Production is a Different Beast
Getting a model to work in a Jupyter notebook is the easy part. Getting it to work reliably in production, at scale, with monitoring, error handling, and the ability to debug issues at 2 AM… that’s the real challenge.
My Current ML Stack
After trying various tools, here’s what I actually use:
Development:
- Python + Jupyter notebooks (local experimentation)

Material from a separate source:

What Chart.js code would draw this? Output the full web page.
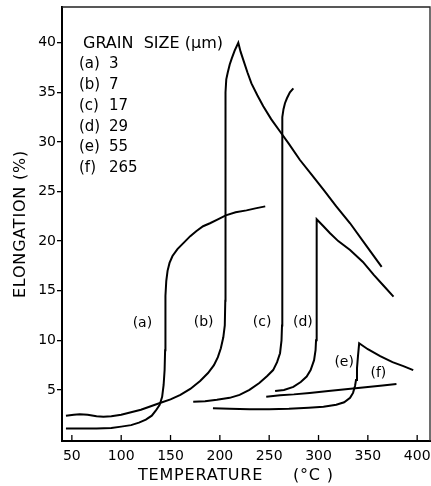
<!DOCTYPE html>
<html>
<head>
<meta charset="utf-8">
<script src="https://cdn.jsdelivr.net/npm/chart.js@4.4.1/dist/chart.umd.min.js"></script>
<style>
  html,body{margin:0;padding:0;background:#fff;}
  #wrap{width:431px;height:486px;}
</style>
</head>
<body>
<div id="wrap"><canvas id="c" width="431" height="486"></canvas></div>
<script>
// temperature (°C) / elongation (%) pairs, one pair of arrays per grain size
const aT = [44,60,75,90,100,110,118,125,131,135,139,141.5,143,144,144.5,144.7,145,145.7,147,149,152,157,163,170,176,183,190,198,206,216,227,236,246];
const aE = [1.1,1.1,1.1,1.15,1.3,1.45,1.7,2.0,2.4,2.9,3.5,4.3,5.5,7,9,12,14.5,16,17,17.8,18.5,19.2,19.8,20.5,21,21.5,21.8,22.2,22.6,22.9,23.1,23.3,23.5];
const bT = [44,52,58,66,75,82,90,100,110,120,130,140,150,160,170,180,188,194,198,201,203.5,205,205.5,205.5,205.7,206,206.5,208,210,212,215,218.7,221,224,228,232,238,244,252,261,270,281,293,305,318,332,348,364];
const bE = [2.4,2.5,2.55,2.5,2.35,2.3,2.35,2.5,2.75,3.0,3.35,3.7,4.05,4.5,5.1,5.9,6.7,7.5,8.3,9.2,10.3,11.5,14,20,30,35,36.3,37,37.8,38.4,39.2,40,39.1,38.2,37,35.9,34.7,33.6,32.3,31.05,29.8,28.2,26.7,25.2,23.5,21.8,19.6,17.4];
const cT = [173,185,197,210,220,230,240,248,254,258,261,262.5,263,263.2,263.2,263.3,263.5,264.5,266,268,271,274.5];
const cE = [3.8,3.85,4.0,4.2,4.5,5.0,5.7,6.4,7.0,7.8,8.7,10,11.5,15,25,31,32.5,33.3,33.9,34.4,35,35.4];
const dT = [256,265,274.5,282,288,292,295.5,297,297.5,298,298.2,298.2,305,311.7,320,332,345,356,366,376];
const dE = [4.9,5.0,5.3,5.8,6.35,7.0,8.0,9,10,12,16,22.2,21.5,20.8,20.0,19.1,17.9,16.6,15.5,14.4];
const eT = [193,210,230,250,270,290,305,318,326,332,335,337,338,339,340,341.2,350,362.5,375,386,396];
const eE = [3.15,3.1,3.05,3.05,3.1,3.2,3.3,3.5,3.75,4.2,4.7,5.4,6.0,7.2,8.4,9.7,9.1,8.4,7.8,7.4,7.0];
const fT = [247,261,275,291,310,330,350,365,379];
const fE = [4.3,4.45,4.55,4.7,4.9,5.1,5.3,5.45,5.6];

const curveLetters = ['(a)','(b)','(c)','(d)','(e)','(f)'];
const grainSizes = ['3','7','17','29','55','265'];
// where each curve letter sits, in data units
const letterT = [121.5,183.6,242.8,284.1,326,360.7];
const letterE = [11.75,11.8,11.8,11.8,7.8,6.7];

const xTicks = [50,100,150,200,250,300,350,400];
const yTicks = [5,10,15,20,25,30,35,40];

const FONT = '"DejaVu Sans", sans-serif';
const pairs = (t,e)=> t.map((v,i)=>({x:v, y:e[i]}));
const series = [[aT,aE],[bT,bE],[cT,cE],[dT,dE],[eT,eE],[fT,fE]];

const decor = {
  id:'decor',
  afterDraw(chart){
    const {ctx, chartArea:a, scales:{x,y}} = chart;
    ctx.save();
    // top and right frame
    ctx.strokeStyle = '#222'; ctx.lineWidth = 1.3;
    ctx.beginPath(); ctx.moveTo(a.left, a.top); ctx.lineTo(a.right, a.top); ctx.lineTo(a.right, a.bottom); ctx.stroke();
    // inward x ticks
    ctx.strokeStyle = '#000'; ctx.lineWidth = 1.3;
    xTicks.forEach(v=>{ const px = x.getPixelForValue(v); ctx.beginPath(); ctx.moveTo(px, a.bottom); ctx.lineTo(px, a.bottom-6); ctx.stroke(); });
    ctx.fillStyle = '#000';
    // curve letters
    ctx.font = '14px '+FONT; ctx.textAlign = 'center'; ctx.textBaseline = 'middle';
    curveLetters.forEach((s,i)=> ctx.fillText(s, x.getPixelForValue(letterT[i]), y.getPixelForValue(letterE[i])));
    // grain size key
    ctx.textAlign = 'left';
    ctx.font = '16px '+FONT;
    ctx.fillText('GRAIN  SIZE (\u00b5m)', 83, 44);
    ctx.font = '15px '+FONT;
    curveLetters.forEach((s,i)=>{
      const yy = 64 + i*20.9;
      ctx.fillText(s, 79, yy);
      ctx.fillText(grainSizes[i], 109, yy);
    });
    // axis titles
    ctx.font = '16px '+FONT;
    ctx.letterSpacing = '0.8px';
    ctx.fillText('TEMPERATURE', 138, 476);
    ctx.fillText('(\u00b0C )', 293, 476);
    ctx.translate(21, 224); ctx.rotate(-Math.PI/2);
    ctx.textAlign = 'center';
    ctx.fillText('ELONGATION (%)', 0, 0);
    ctx.restore();
  }
};

new Chart(document.getElementById('c'), {
  type:'scatter',
  data:{ datasets: series.map(([t,e],i)=>({
    label: curveLetters[i], data: pairs(t,e), showLine:true, pointRadius:0,
    borderColor:'#000', borderWidth:2, tension:0, fill:false
  }))},
  options:{
    responsive:false, animation:false,
    layout:{ padding:{top:7, right:1, left:0, bottom:0} },
    plugins:{ legend:{display:false}, tooltip:{enabled:false} },
    scales:{
      x:{ type:'linear', min:40, max:413,
        afterBuildTicks: s=>{ s.ticks = xTicks.map(v=>({value:v})); },
        afterFit: s=>{ s.height = 45; s.paddingLeft = 0; s.paddingRight = 0; },
        grid:{ drawOnChartArea:false, drawTicks:false },
        border:{ display:true, color:'#000', width:2 },
        ticks:{ color:'#000', font:{family:FONT, size:14}, padding:7, maxRotation:0 }
      },
      y:{ type:'linear', min:-0.15, max:43.6,
        afterBuildTicks: s=>{ s.ticks = yTicks.map(v=>({value:v})); },
        afterFit: s=>{ s.width = 62; s.paddingTop = 0; s.paddingBottom = 0; },
        grid:{ drawOnChartArea:false, drawTicks:true, tickLength:5, color:'#000', lineWidth:1.3 },
        border:{ display:true, color:'#000', width:2 },
        ticks:{ color:'#000', font:{family:FONT, size:14}, padding:1 }
      }
    }
  },
  plugins:[decor]
});
</script>
</body>
</html>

- Pandas + NumPy (data manipulation)
- Scikit-learn (80% of my models)
- XGBoost/LightGBM (the other 20%)
Experiment Tracking:
- MLflow (tracks everything)
- DVC (data versioning)
- Git (code versioning, obviously)
Deployment:
- Docker (containerization)
- FastAPI (serving predictions)
- AWS/GCP (infrastructure)
- GitHub Actions (CI/CD)
Monitoring:
- Prometheus + Grafana (system metrics)
- Evidently AI (data drift)
- Custom Python scripts (business metrics)
- PagerDuty (alerts)
Collaboration:
- Jupyter notebooks (shared experiments)
- MLflow (model registry)
- Confluence (documentation)
- Slack (team communication and alerts)
Final Thoughts
Machine learning is messy, iterative, and humbling. Your models will fail in creative ways. Data will be terrible. Stakeholders will ask for impossible things. Production will break at the worst possible time.
But there’s something deeply satisfying about building a system that learns from data and actually solves real problems. When that model you spent weeks building starts making good predictions in production, it feels like magic.
Just remember: the model is only 20% of the work. The other 80% is data, engineering, monitoring, and maintenance. Embrace the chaos, document everything, and always have a rollback plan.
And for the love of all that is holy, version your models.
Good luck out there! 🚀
P.S. If your model works perfectly the first time, you have a bug. I guarantee it.